The British National Party would probably make it into a parliament elected by proportional representation, too. It would shine a torch into the dirty little corner where the BNP defecate on our democracy, and that would be much more powerful than duffing them up in the street – which I'm also in favour of.[82]

During the 2005 general election campaign in the Bethnal Green and Bow constituency, Bragg endorsed Oona King, the Labour Party's pro-Iraq War candidate, over George Galloway, the left-wing socialist anti-war candidate from the Respect Party; due to a belief that splitting the left-wing vote would allow the Conservatives to win the seat.[83] Galloway overturned King's 10,000-strong majority to become the Respect Party's only MP.[84]

At the NME Awards in 2007, on the fifth anniversary of Joe Strummer's death, Bragg founded Jail Guitar Doors (taking its name from a song by the Clash), an organisation aimed at supplying instruments to prisons and encouraging prisoners to address problems in a non-confrontational way.[85] An American chapter of the organisation was launched in 2009 by MC5's Wayne Kramer.[86]

In January 2010, Bragg stated his intention to withhold his income tax as a protest against the Royal Bank of Scotland's plan to pay bonuses of approximately £1,500,000,000 to staff in its investment banking business. Bragg set up a Facebook group, made appearances on radio and television news programmes, and made a speech at Speakers' Corner in London's Hyde Park saying, "Millions are already facing stark choices: are they willing to work longer hours for less money, or would they rather be unemployed? I don’t see why the bankers at RBS shouldn’t be asked the same."[87]

From 2010 to 2014

In the 2010 general election, Bragg supported the Liberal Democrats because "they've got the best manifesto".[88]
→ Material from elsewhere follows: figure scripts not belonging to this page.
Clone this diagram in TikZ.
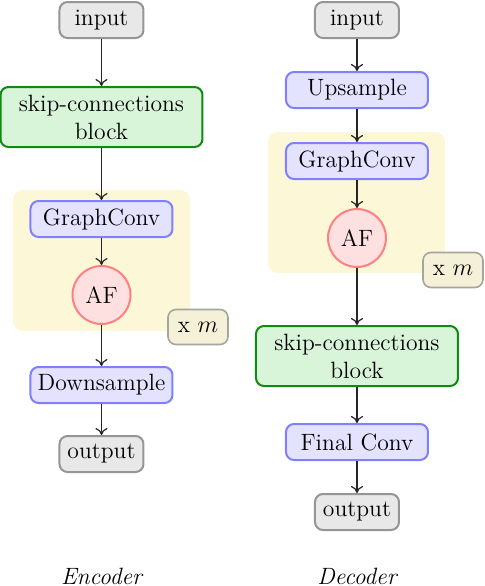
\documentclass[tikz,border=0pt]{standalone}
\usetikzlibrary{arrows.meta,backgrounds}
\definecolor{iofill}{HTML}{E8E8E8}
\definecolor{iodraw}{HTML}{959595}
\definecolor{skfill}{HTML}{D9F5D9}
\definecolor{skdraw}{HTML}{108A10}
\definecolor{opfill}{HTML}{E3E3FF}
\definecolor{opdraw}{HTML}{8080FF}
\definecolor{affill}{HTML}{FFE0E0}
\definecolor{afdraw}{HTML}{FF8080}
\definecolor{bgfill}{HTML}{FCF7D6}
\definecolor{xmfill}{HTML}{F4F1D8}
\definecolor{xmdraw}{HTML}{A5A59C}
\tikzset{
  every node/.style={font=\fontsize{11.8}{14}\selectfont, inner sep=0pt},
  iobox/.style={draw=iodraw, fill=iofill, line width=1pt, rounded corners=4pt, minimum width=42pt, minimum height=18pt},
  skbox/.style={draw=skdraw, fill=skfill, line width=1pt, rounded corners=4pt, minimum width=101pt, minimum height=30pt, align=center},
  opbox/.style={draw=opdraw, fill=opfill, line width=1pt, rounded corners=4pt, minimum width=71pt, minimum height=18pt},
  afnode/.style={circle, draw=afdraw, fill=affill, line width=1pt, minimum size=29pt},
  xmbox/.style={draw=xmdraw, fill=xmfill, line width=0.8pt, rounded corners=4pt, minimum width=30pt, minimum height=17.5pt},
  bgbox/.style={fill=bgfill, rounded corners=5pt},
  conn/.style={-{To[length=3.5pt,width=6pt]}, line width=0.6pt, draw=black!85},
  caption/.style={font=\fontsize{11.8}{14}\selectfont\itshape}
}
\begin{document}
\begin{tikzpicture}[x=0.5pt,y=-0.5pt]
\useasboundingbox (0,0) rectangle (484,586);
% backgrounds
\fill[bgbox] (13,190) rectangle (190,331);
\fill[bgbox] (268,132) rectangle (445,273);
% Encoder
\node[iobox] (ein) at (101.5,20) {input};
\node[skbox] (esk) at (101.5,117) {skip-connections\\block};
\node[opbox] (egc) at (101.5,219) {GraphConv};
\node[afnode] (eaf) at (101.5,295) {AF};
\node[xmbox] (exm) at (198,327) {x $m$};
\node[opbox] (eds) at (101.5,385) {Downsample};
\node[iobox] (eout) at (101.5,454) {output};
\node[caption] (ecap) at (101.5,576) {Encoder};
\draw[conn] (ein) -- (esk);
\draw[conn] (esk) -- (egc);
\draw[conn] (egc) -- (eaf);
\draw[conn] (eaf) -- (eds);
\draw[conn] (eds) -- (eout);
% Decoder
\node[iobox] (din) at (357,20) {input};
\node[opbox] (dup) at (357,90) {Upsample};
\node[opbox] (dgc) at (357,161) {GraphConv};
\node[afnode] (daf) at (357,238) {AF};
\node[xmbox] (dxm) at (453,270) {x $m$};
\node[skbox] (dsk) at (357,356) {skip-connections\\block};
\node[opbox] (dfc) at (357,442) {Final Conv};
\node[iobox] (dout) at (357,512) {output};
\node[caption] (dcap) at (357,576) {Decoder};
\draw[conn] (din) -- (dup);
\draw[conn] (dup) -- (dgc);
\draw[conn] (dgc) -- (daf);
\draw[conn] (daf) -- (dsk);
\draw[conn] (dsk) -- (dfc);
\draw[conn] (dfc) -- (dout);
\end{tikzpicture}
\end{document}
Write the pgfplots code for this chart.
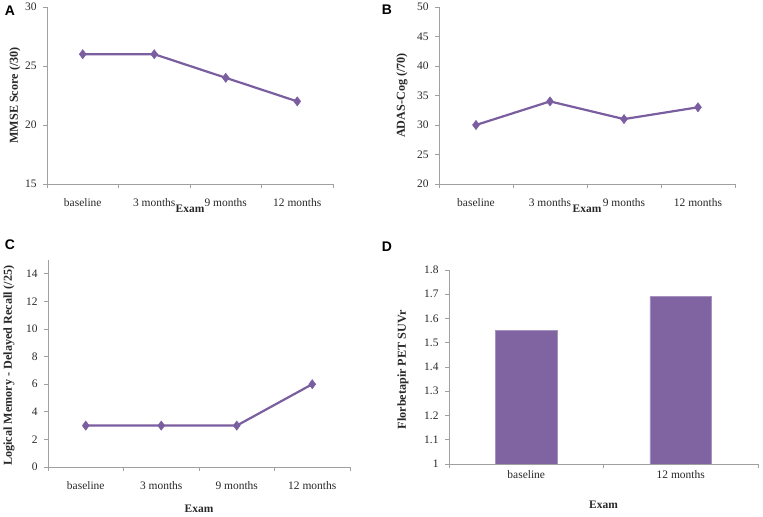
\documentclass[border=0pt]{standalone}
\usepackage{pgfplots}
\pgfplotsset{compat=1.18}
\usepackage{fontspec}
\setmainfont{Liberation Serif}
\newfontfamily\panelfont{Liberation Sans}
\definecolor{axgray}{RGB}{160,160,160}
\definecolor{purp}{RGB}{128,100,162}
\definecolor{linep}{RGB}{122,94,160}
\definecolor{txt}{RGB}{40,40,40}
\pgfplotsset{
  panel/.style={
    scale only axis,
    axis x line*=bottom, axis y line*=left,
    axis line style={draw=axgray, line width=0.8bp, -},
    tick style={draw=axgray, line width=0.8bp},
    tick align=outside,
    major tick length=4bp,
    ticklabel style={font=\fontsize{11.5}{12}\selectfont, text=txt},
    /pgf/number format/assume math mode=true,
    ylabel style={font=\bfseries\fontsize{12.2}{13}\selectfont, text=txt, anchor=center},
    xlabel style={font=\bfseries\fontsize{11.5}{12}\selectfont, text=txt, at={(axis description cs:0.5,0)}, anchor=base},
    yticklabel style={xshift=-3bp},
  },
  linepanel/.style={
    panel, clip=false,
    width=#1,
    xmin=-0.5, xmax=3.5,
    xtick={-0.5,0.5,1.5,2.5,3.5}, xticklabels={},
    extra x ticks={0,1,2,3},
    extra x tick labels={baseline,3 months,9 months,12 months},
    extra x tick style={major tick length=0pt, xticklabel style={anchor=base}},
  },
  lineplot/.style={color=linep, line width=2.2bp, mark=diamond*, mark size=4.6bp, mark options={fill=linep, draw=linep, line width=0.5bp}},
}
\begin{document}
\begin{tikzpicture}
\path[use as bounding box] (0bp,0bp) rectangle (763bp,517bp);

% Panel A
\begin{axis}[linepanel=286bp, height=177bp, at={(47bp,333bp)}, anchor=south west,
  ymin=15, ymax=30, ytick={15,20,25,30},
  extra x tick style={xticklabel style={yshift=-23bp}},
  xlabel={Exam}, xlabel style={yshift=-29bp},
  ylabel={MMSE Score (/30)}, ylabel style={at={(axis description cs:-0.112,0.5)}}]
\addplot[lineplot] coordinates {(0,26) (1,26) (2,24) (3,22)};
\end{axis}

% Panel B
\begin{axis}[linepanel=296bp, height=177bp, at={(439bp,333bp)}, anchor=south west,
  ymin=20, ymax=50, ytick={20,25,30,35,40,45,50},
  extra x tick style={xticklabel style={yshift=-23bp}},
  xlabel={Exam}, xlabel style={yshift=-29bp},
  ylabel={ADAS-Cog (/70)}, ylabel style={at={(axis description cs:-0.125,0.5)}}]
\addplot[lineplot] coordinates {(0,30) (1,34) (2,31) (3,33)};
\end{axis}

% Panel C
\begin{axis}[linepanel=302bp, height=207bp, at={(48bp,50bp)}, anchor=south west,
  ymin=0, ymax=15, ytick={0,2,4,6,8,10,12,14},
  extra x tick style={xticklabel style={yshift=-22bp}},
  xlabel={Exam}, xlabel style={yshift=-45bp},
  ylabel={Logical Memory - Delayed Recall (/25)}, ylabel style={at={(axis description cs:-0.129,0.49)}}]
\addplot[lineplot] coordinates {(0,3) (1,3) (2,3) (3,6)};
\end{axis}

% Panel D
\begin{axis}[panel, width=309bp, height=194bp, at={(449bp,53bp)}, anchor=south west,
  ybar, bar width=0.4,
  xmin=0, xmax=2,
  xtick={0,1,2}, xticklabels={},
  extra x ticks={0.5,1.5},
  extra x tick labels={baseline,12 months},
  extra x tick style={major tick length=0pt, xticklabel style={anchor=base, yshift=-14bp}},
  ymin=1, ymax=1.8, ytick={1,1.1,1.2,1.3,1.4,1.5,1.6,1.7,1.8},
  yticklabel style={/pgf/number format/fixed, /pgf/number format/precision=1},
  xlabel={Exam}, xlabel style={yshift=-44bp},
  ylabel={Florbetapir PET SUVr}, ylabel style={at={(axis description cs:-0.149,0.485)}}]
\addplot[fill=purp, draw=purp!70!white, line width=0.6bp] coordinates {(0.5,1.55) (1.5,1.69)};
\end{axis}

\node[font=\panelfont\bfseries\fontsize{14}{15}\selectfont] at (10bp,506bp) {A};
\node[font=\panelfont\bfseries\fontsize{14}{15}\selectfont] at (387bp,507bp) {B};
\node[font=\panelfont\bfseries\fontsize{14}{15}\selectfont] at (10bp,272bp) {C};
\node[font=\panelfont\bfseries\fontsize{14}{15}\selectfont] at (387bp,270bp) {D};
\end{tikzpicture}
\end{document}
Bragg was also very active in his hometown of Barking as part of Searchlight magazine's Hope not Hate campaign, where the BNP's leader Nick Griffin was standing for election. At one point during the campaign Bragg squared up to BNP London Assembly Member Richard Barnbrook, calling him a "Fascist racist" and saying "when you're gone from this borough, we will rebuild this community". The BNP came third on election day.[89]

In January 2011, news sources reported that 20 to 30 residents of Bragg's Dorset village, Burton Bradstock, had received anonymous letters viciously attacking him and his politics, and urging residents to oppose him in the village. He claimed that a BNP supporter was behind the letters, which argued that Bragg is a hypocrite for advocating socialism while living a wealthy lifestyle, and referred to him as anti-British and pro-immigration.[90]

In July 2011 Bragg joined the growing protests over the News of the World phone hacking affair with the release of his "Never Buy the Sun" single, which references many of the scandal's key points including the Milly Dowler case, police bribes and associated political fallout. It also draws on the 22-year Liverpool boycott of The Sun for their coverage of the Hillsborough disaster.[91]

In October 2011, Bragg joined the Occupy Movement protests in the City of London.[92]

In 2013, despite his scathing criticism of Margaret Thatcher, he urged people not to celebrate the death of the former Conservative Prime Minister:

The death of Margaret Thatcher is nothing more than a salient reminder of how Britain got into the mess that we are in today. Of why ordinary working people are no longer able to earn enough from one job to support a family; of why there is a shortage of decent affordable housing... of why cynicism and greed became the hallmarks of our society. Raising a glass to the death of an infirm old lady changes none of this. The only real antidote to cynicism is activism. Don't celebrate – organise![93]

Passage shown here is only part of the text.